The ultimate drafting board...you have one already
Quote:
Originally Posted by
mklotz
Too right. I'm one of those "we doan need no steenkin' plans" guys for sure. While I will on occasion draw a diagram to work out a relationship between parts, for the most part it's TLAR (That Looks About Right) all the way.
I'm applauding Marv's admission, and the concept it projects. His abilities are clearly stratospheric, but formed in a natural way. Study. Retention. Application.
http://www.homemadetools.net/forum/q...-v-block-58650 Exposed in the first couple sentences.
No way to estimate how many well known market items received identical treatment, over certainly many, many centuries, let alone millennia.
And the big factor why those ancient articles exist still. Mass figures in longevity, along with fit/ form/ and function. Marv's examples prove those factors.
TLAR is not an unreasonable means of design work. It takes practice to establish intuition, such as he (many of us) built over years studying old hardware and tool catalogs.
Even when sliderules did calculations, designs got the benefit of an extra 10 or 15%, based on the very same intuition.
There were small if any distinctions between good Machinists, Mechanics, and other Builders from Engineers. Many started as one type or another of apprentice, without formal education. In fact, many originated their field of choice. Oil industry, mass production, construction, aircraft, maritime, civil projects, automotive, even hydro-electrics; about any conceivable field had full populations of intuitive minds.
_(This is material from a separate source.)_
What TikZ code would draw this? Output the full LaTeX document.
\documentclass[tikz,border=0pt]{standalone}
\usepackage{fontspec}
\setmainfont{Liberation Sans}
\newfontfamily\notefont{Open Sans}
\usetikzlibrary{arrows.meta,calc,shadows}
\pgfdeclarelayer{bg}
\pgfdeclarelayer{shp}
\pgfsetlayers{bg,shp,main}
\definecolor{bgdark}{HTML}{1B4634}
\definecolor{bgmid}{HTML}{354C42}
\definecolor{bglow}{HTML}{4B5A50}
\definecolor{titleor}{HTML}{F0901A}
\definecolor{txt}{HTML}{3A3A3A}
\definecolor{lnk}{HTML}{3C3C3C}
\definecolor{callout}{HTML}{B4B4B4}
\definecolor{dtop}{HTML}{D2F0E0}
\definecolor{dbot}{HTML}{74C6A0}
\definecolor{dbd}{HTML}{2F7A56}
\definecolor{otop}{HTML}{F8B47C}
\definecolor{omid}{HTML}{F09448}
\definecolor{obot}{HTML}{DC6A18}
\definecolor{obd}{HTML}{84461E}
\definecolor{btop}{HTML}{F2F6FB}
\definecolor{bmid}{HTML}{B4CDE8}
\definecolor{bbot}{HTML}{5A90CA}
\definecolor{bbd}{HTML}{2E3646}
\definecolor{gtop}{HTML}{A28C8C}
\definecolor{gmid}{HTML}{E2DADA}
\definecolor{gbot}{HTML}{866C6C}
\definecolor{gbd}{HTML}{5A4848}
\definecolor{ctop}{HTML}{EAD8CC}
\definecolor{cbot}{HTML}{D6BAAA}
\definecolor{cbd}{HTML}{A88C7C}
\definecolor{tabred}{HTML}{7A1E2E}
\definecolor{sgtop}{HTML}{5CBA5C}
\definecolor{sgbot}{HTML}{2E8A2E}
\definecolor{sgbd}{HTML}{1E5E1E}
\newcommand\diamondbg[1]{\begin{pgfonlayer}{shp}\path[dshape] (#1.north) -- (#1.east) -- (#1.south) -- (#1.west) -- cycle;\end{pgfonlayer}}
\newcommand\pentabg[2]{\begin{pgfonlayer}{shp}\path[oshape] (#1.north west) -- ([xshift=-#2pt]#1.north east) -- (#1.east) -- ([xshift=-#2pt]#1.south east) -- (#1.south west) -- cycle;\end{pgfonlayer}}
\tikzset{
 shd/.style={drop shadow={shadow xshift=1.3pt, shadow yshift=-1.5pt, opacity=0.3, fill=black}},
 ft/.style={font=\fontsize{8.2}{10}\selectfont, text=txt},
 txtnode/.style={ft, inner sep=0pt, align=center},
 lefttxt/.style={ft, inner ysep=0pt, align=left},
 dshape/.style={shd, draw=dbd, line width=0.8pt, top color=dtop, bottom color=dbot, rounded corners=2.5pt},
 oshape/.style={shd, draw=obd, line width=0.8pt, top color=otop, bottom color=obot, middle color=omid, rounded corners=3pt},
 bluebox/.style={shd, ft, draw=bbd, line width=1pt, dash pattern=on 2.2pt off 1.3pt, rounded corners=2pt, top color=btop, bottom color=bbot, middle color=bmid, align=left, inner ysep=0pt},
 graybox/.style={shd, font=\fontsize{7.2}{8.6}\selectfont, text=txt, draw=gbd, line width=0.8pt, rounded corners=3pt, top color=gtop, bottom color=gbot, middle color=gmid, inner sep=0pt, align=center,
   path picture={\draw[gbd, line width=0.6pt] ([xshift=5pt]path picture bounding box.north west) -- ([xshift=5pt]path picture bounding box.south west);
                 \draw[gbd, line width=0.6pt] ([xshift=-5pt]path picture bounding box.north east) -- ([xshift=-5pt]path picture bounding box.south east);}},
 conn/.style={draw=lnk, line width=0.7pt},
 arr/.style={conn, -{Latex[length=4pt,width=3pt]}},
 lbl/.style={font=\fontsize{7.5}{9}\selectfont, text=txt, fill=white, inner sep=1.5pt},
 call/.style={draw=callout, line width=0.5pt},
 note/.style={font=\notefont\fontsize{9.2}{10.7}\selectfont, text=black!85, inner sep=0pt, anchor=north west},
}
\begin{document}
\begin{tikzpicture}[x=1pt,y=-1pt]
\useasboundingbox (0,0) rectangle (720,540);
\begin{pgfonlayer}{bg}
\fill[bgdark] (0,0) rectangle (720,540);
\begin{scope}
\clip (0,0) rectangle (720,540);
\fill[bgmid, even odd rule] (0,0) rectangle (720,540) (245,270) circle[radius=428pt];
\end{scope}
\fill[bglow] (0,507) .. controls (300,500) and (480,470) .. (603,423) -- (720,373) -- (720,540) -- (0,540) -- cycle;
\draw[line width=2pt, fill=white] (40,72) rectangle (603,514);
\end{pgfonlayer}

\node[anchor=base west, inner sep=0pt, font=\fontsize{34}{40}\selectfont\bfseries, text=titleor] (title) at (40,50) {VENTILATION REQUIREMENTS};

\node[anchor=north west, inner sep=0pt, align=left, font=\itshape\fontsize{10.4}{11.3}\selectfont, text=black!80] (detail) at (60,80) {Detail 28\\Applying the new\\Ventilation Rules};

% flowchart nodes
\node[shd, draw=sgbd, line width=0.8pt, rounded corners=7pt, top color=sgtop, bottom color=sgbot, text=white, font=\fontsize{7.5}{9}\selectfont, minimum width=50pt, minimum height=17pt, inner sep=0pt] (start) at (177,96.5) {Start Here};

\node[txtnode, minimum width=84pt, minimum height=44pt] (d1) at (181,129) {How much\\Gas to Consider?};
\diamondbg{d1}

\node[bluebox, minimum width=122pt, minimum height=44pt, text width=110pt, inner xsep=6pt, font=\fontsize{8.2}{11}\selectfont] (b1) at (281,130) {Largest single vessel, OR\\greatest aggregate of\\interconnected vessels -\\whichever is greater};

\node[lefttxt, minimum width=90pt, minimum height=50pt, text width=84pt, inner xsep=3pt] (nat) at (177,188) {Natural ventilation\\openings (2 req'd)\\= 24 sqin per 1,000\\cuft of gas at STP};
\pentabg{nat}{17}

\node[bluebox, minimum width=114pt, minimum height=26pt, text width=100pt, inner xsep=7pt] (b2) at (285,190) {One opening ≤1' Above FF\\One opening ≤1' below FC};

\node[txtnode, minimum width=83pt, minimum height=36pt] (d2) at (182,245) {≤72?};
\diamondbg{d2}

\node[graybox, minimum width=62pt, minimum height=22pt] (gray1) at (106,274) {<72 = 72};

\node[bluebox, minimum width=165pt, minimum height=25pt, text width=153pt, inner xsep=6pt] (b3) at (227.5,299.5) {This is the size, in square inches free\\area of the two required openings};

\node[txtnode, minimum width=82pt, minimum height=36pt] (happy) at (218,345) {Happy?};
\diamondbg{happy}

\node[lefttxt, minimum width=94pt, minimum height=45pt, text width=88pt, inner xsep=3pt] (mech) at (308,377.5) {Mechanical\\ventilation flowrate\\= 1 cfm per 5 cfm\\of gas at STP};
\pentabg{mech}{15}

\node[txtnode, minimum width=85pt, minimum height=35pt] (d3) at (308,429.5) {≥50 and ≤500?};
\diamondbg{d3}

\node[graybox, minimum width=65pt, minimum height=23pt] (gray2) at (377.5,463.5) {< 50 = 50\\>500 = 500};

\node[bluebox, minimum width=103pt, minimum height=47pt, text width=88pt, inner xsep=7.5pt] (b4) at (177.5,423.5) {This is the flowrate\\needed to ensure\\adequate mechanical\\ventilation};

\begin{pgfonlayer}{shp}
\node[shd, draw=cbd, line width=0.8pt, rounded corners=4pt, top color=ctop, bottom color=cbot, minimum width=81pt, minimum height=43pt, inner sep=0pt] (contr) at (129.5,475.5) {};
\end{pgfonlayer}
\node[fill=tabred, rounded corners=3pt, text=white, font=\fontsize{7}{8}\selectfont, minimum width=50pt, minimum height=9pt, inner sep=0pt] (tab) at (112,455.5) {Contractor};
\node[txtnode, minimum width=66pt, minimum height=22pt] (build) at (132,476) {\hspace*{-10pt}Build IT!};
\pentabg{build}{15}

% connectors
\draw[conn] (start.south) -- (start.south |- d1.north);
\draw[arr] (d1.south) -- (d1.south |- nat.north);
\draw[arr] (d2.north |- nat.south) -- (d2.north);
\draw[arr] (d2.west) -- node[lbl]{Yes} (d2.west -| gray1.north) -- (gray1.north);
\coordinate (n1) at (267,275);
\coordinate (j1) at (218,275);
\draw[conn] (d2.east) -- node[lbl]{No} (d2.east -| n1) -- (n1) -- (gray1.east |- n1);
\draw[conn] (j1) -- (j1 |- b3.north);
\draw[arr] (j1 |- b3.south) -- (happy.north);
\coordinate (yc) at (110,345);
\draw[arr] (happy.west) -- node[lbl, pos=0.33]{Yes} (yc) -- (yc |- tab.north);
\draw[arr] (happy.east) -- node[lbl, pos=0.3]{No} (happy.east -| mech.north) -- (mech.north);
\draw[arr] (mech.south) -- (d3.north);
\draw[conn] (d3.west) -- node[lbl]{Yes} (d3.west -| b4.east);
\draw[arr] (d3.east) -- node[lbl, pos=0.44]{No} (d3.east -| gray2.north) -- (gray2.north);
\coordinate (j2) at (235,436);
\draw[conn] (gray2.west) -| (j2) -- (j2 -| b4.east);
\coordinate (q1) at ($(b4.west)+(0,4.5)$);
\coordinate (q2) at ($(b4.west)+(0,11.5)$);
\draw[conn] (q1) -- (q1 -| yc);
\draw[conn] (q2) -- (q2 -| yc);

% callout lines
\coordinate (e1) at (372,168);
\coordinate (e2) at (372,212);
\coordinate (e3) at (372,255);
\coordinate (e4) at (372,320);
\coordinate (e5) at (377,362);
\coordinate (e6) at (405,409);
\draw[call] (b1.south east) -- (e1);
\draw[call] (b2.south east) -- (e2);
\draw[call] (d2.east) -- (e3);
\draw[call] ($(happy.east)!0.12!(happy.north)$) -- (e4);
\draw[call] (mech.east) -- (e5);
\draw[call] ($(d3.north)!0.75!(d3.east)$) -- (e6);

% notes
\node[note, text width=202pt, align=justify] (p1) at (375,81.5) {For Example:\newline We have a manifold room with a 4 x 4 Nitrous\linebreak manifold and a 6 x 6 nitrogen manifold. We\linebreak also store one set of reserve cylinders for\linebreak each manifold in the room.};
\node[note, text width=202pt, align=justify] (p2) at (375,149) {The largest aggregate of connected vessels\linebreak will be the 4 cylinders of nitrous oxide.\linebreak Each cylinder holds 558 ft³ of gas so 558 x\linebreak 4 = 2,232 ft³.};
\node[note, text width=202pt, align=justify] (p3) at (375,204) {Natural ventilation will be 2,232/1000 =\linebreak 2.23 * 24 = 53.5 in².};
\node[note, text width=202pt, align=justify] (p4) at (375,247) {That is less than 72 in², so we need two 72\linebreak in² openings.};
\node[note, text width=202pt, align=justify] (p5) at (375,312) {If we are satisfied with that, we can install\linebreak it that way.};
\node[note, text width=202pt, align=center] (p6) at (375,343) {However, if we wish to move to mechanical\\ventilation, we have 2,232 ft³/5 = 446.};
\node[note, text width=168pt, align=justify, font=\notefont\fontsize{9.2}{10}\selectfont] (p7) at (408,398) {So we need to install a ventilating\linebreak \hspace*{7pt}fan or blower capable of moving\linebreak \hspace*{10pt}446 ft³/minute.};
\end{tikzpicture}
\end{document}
They in turn spawned new fields...
Then industry was no longer supplied with hordes of vocational students. CAD, loading and stress, fatigue, etc programs took over and 'uncovered' extra percentages as cost factors. So when you wonder why your old __________ outlasts the newer (but lesser) equivalent, it's not such a mystery after all.
Accountants and paper leaders run companies now. They wrest manipulation and lecture-sleep over talent and free thinking; and wonder why suggestion boxes stay empty...try to settle production issues in meetings...arrange cause and effect matrix studies...'empower' subordinates to address what's wrong...and compelled to fund STEM education as a means to remain in business.